# Dataset excerpt

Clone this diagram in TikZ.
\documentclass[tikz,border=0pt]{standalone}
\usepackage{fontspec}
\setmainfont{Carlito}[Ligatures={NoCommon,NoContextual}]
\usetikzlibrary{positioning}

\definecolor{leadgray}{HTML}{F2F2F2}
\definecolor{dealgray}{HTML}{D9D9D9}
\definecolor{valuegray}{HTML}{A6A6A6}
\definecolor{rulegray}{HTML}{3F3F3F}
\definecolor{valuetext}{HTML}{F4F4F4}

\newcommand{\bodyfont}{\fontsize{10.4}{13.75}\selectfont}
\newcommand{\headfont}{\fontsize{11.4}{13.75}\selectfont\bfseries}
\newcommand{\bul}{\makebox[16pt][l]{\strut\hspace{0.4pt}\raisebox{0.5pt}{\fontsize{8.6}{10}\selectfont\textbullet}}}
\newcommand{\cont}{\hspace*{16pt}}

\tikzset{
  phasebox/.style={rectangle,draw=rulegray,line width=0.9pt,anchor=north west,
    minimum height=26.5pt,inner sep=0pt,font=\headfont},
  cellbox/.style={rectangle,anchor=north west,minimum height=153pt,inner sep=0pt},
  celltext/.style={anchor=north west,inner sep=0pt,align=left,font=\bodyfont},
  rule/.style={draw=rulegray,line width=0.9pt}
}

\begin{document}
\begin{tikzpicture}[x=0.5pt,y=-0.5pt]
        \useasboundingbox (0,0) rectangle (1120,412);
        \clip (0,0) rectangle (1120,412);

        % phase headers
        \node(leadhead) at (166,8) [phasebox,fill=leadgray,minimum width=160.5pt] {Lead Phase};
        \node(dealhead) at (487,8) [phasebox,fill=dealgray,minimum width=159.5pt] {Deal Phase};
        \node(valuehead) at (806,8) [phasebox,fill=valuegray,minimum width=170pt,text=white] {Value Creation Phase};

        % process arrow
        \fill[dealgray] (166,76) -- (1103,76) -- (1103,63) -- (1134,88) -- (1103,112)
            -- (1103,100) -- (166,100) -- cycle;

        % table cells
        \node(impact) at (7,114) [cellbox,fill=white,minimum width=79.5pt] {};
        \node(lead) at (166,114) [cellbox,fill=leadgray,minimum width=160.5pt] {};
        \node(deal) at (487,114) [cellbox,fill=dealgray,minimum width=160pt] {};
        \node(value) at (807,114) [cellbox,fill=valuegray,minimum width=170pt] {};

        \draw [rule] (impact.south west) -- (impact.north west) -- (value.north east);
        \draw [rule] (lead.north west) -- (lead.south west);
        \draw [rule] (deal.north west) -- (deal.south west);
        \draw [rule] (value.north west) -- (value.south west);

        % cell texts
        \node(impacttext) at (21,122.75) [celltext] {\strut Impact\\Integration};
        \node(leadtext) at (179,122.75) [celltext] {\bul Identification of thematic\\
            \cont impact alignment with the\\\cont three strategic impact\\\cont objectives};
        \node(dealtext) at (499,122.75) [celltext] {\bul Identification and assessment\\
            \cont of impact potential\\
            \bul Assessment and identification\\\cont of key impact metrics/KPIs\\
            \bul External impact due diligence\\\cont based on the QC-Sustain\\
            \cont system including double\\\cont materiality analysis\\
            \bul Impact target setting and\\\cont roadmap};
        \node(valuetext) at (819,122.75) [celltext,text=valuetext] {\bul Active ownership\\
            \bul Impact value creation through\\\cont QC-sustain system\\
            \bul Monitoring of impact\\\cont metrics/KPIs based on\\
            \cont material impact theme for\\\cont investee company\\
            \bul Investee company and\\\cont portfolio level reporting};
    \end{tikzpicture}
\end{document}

# The problem
Would you reproduce the material above in full, exactly as given?

# Exercise response
Clone this diagram in TikZ.
\documentclass[tikz,border=0pt]{standalone}
\usepackage{fontspec}
\setmainfont{Carlito}[Ligatures={NoCommon,NoContextual}]
\usetikzlibrary{positioning}

\definecolor{leadgray}{HTML}{F2F2F2}
\definecolor{dealgray}{HTML}{D9D9D9}
\definecolor{valuegray}{HTML}{A6A6A6}
\definecolor{rulegray}{HTML}{3F3F3F}
\definecolor{valuetext}{HTML}{F4F4F4}

\newcommand{\bodyfont}{\fontsize{10.4}{13.75}\selectfont}
\newcommand{\headfont}{\fontsize{11.4}{13.75}\selectfont\bfseries}
\newcommand{\bul}{\makebox[16pt][l]{\strut\hspace{0.4pt}\raisebox{0.5pt}{\fontsize{8.6}{10}\selectfont\textbullet}}}
\newcommand{\cont}{\hspace*{16pt}}

\tikzset{
  phasebox/.style={rectangle,draw=rulegray,line width=0.9pt,anchor=north west,
    minimum height=26.5pt,inner sep=0pt,font=\headfont},
  cellbox/.style={rectangle,anchor=north west,minimum height=153pt,inner sep=0pt},
  celltext/.style={anchor=north west,inner sep=0pt,align=left,font=\bodyfont},
  rule/.style={draw=rulegray,line width=0.9pt}
}

\begin{document}
\begin{tikzpicture}[x=0.5pt,y=-0.5pt]
        \useasboundingbox (0,0) rectangle (1120,412);
        \clip (0,0) rectangle (1120,412);

        % phase headers
        \node(leadhead) at (166,8) [phasebox,fill=leadgray,minimum width=160.5pt] {Lead Phase};
        \node(dealhead) at (487,8) [phasebox,fill=dealgray,minimum width=159.5pt] {Deal Phase};
        \node(valuehead) at (806,8) [phasebox,fill=valuegray,minimum width=170pt,text=white] {Value Creation Phase};

        % process arrow
        \fill[dealgray] (166,76) -- (1103,76) -- (1103,63) -- (1134,88) -- (1103,112)
            -- (1103,100) -- (166,100) -- cycle;

        % table cells
        \node(impact) at (7,114) [cellbox,fill=white,minimum width=79.5pt] {};
        \node(lead) at (166,114) [cellbox,fill=leadgray,minimum width=160.5pt] {};
        \node(deal) at (487,114) [cellbox,fill=dealgray,minimum width=160pt] {};
        \node(value) at (807,114) [cellbox,fill=valuegray,minimum width=170pt] {};

        \draw [rule] (impact.south west) -- (impact.north west) -- (value.north east);
        \draw [rule] (lead.north west) -- (lead.south west);
        \draw [rule] (deal.north west) -- (deal.south west);
        \draw [rule] (value.north west) -- (value.south west);

        % cell texts
        \node(impacttext) at (21,122.75) [celltext] {\strut Impact\\Integration};
        \node(leadtext) at (179,122.75) [celltext] {\bul Identification of thematic\\
            \cont impact alignment with the\\\cont three strategic impact\\\cont objectives};
        \node(dealtext) at (499,122.75) [celltext] {\bul Identification and assessment\\
            \cont of impact potential\\
            \bul Assessment and identification\\\cont of key impact metrics/KPIs\\
            \bul External impact due diligence\\\cont based on the QC-Sustain\\
            \cont system including double\\\cont materiality analysis\\
            \bul Impact target setting and\\\cont roadmap};
        \node(valuetext) at (819,122.75) [celltext,text=valuetext] {\bul Active ownership\\
            \bul Impact value creation through\\\cont QC-sustain system\\
            \bul Monitoring of impact\\\cont metrics/KPIs based on\\
            \cont material impact theme for\\\cont investee company\\
            \bul Investee company and\\\cont portfolio level reporting};
    \end{tikzpicture}
\end{document}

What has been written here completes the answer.